Lavoro e costo della vita: gli stipendi non bastano più e in molti cercano soluzioni alternative
Lavoro e costo della vita sembrano viaggiare su binari separati. Se ne parla un po’ ovunque: l’Italia è il Paese dove gli stipendi crescono meno e l’inflazione divora letteralmente il potere d’acquisto dei cittadini. Lavorare dovrebbe essere il mezzo per vivere, invece oggi come oggi, il lavoro in molti casi non sempre è sufficiente a far fronte alle spese medie di una famiglia. La soluzione? Tagliare il superfluo. Ma è giusto?
Lavoro e costo della vita: le aziende non aiutano abbastanza
Secondo il WorkMonitor di Randstad, realizzato in oltre 30 Paesi, che ha analizzato l’impatto dell’aumento del costo della vita sui lavoratori e l’evoluzione del lavoro agile negli ultimi mesi, intervistando 764 lavoratori in Italia tra i 18 e i 67 anni (circa 26.800 interviste svolte a livello globale), il 72% dei lavoratori si sta muovendo in modo proattivo per contrastare l’impennata dei prezzi, ma solo 4 su 10 affermano di aver ricevuto supporto dalle proprie aziende, un dato in calo rispetto al 2022.
Soltanto un terzo ha percepito un aumento di stipendio o bonus negli ultimi sei mesi, mentre solo il 23% ha ricevuto più misure di sostegno per le famiglie (assistenza all’infanzia o congedi parentali).

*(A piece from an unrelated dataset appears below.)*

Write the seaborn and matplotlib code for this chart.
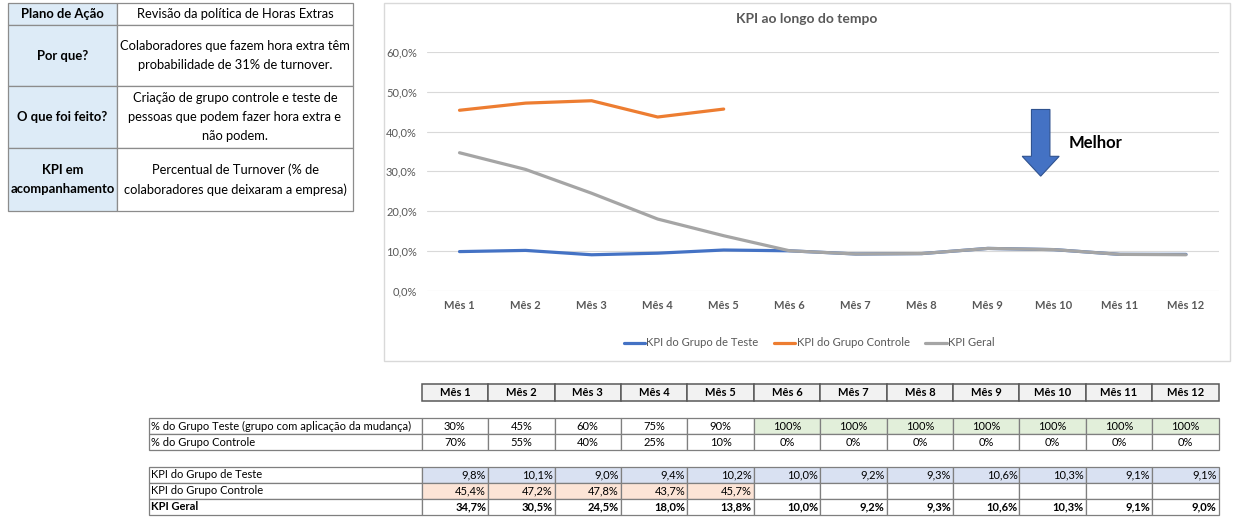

Una situazione davvero difficile
Il lavoro dovrebbe portare benessere e serenità, ma oggi non basta più per molte famiglie e questa è una dura e cruda verità. Il 24% dei lavoratori, per far fronte alle esigenze, ha intenzione di aumentare (o ha già aumentato) le ore di lavoro, quasi il 20% sta valutando (o ha già cominciato) un secondo lavoro, il 14% sta pensando di posticipare il pensionamento. Ma c’è anche un altro 14% che ha incrementato lo smart working per ridurre i costi di spostamento. Insomma, bisogna inventarsi qualcosa di diverso per andare avanti. Tra i più predisposti alla “reazione al momento storico” in tal senso ci sono quella Generazione Z (89%) e i Millennials (84%), seguiti da Gen-X e Boomers (73% e 61%).
Il 20% degli italiani lavora prevalentemente da casa, il 31% non lo fa ma la riterrebbe la soluzione migliore. Per molti, la possibilità di scegliere o meno il lavoro agile non è più così scontata: il 38% afferma che la propria azienda non offra sufficiente flessibilità per lo smart working, e nel 34% dei casi i datori di lavoro richiedono la presenza in ufficio con maggiore costanza. Rispetto al 2022 cala la flessibilità in termini di orario di lavoro, dichiarata dal 26% degli intervistati (-1%) e in termini di ubicazione (23%, in diminuzione del 2%).